The Delaware Basin is a pear-shaped, NNW-SSE elongate, intracratonic basin, about 250 km long and 150 km wide at its bulging northwestern end. The Capitan Reef Complex forms a narrow carbonate belt along the rim of the Delaware Basin for some 600-700 km, but outcrops occur only along about one-sixth of its rim. Most of these are in the Guadalupe Mountains where they fringe the Northwestern Shelf, but some occur in the Apache Mountains and fringe the Diablo Plateau, and also in the Glass Mountains where they fringe the Southern Shelf (index map of Fig. 1).
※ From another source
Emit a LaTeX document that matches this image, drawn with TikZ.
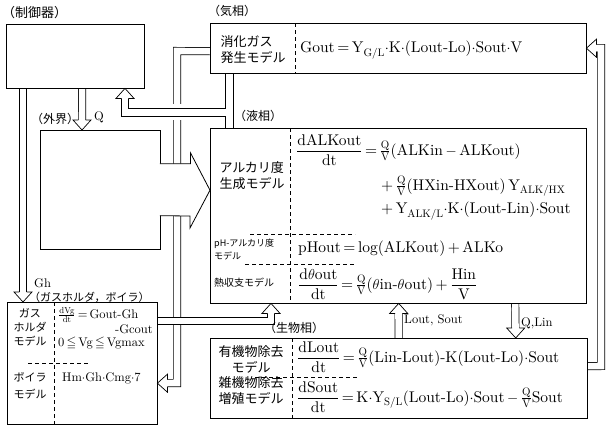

The most extensive and laterally continuous exposures are in the Guadalupe Mountains, and most subsurface data is from the area east and southeast of the Guadalupes. By far the most sedimentologic research has been of outcrops of the Guadalupe Mountains. Here excellent exposures, tectonic simplicity, and the large scale of the dramatic shelf-to-basin transitions have, justifiably, made the Permian of this area, and especially the Capitan Reef and its associated facies, a world-famous sedimentologic model.

But the extensive research over more than half a century on the Guadalupe outcrops (and on the petroleum-bearing area adjacent to them) has created two dangerous impressions: (1) that the Capitan Reef and its associated facies are well understood, and (2) that the "model" derived from study of the Guadalupe Mountains outcrops can be safely extrapolated along the remainder of the Capitan trend rimming the Delaware Basin. Despite major progress in recent decades as concerns "what is where" and "how did it form," much remains to be learned to arrive at a satisfactory sedimentologic understanding of the Capitan Reef and its associated facies. Moreover, the available surface and subsurface evidence indicates that considerable depositional and diagenetic lateral variability exists along the Capitan trend, and application of sedimentologic principles indicates that considerable lateral variability should be expected.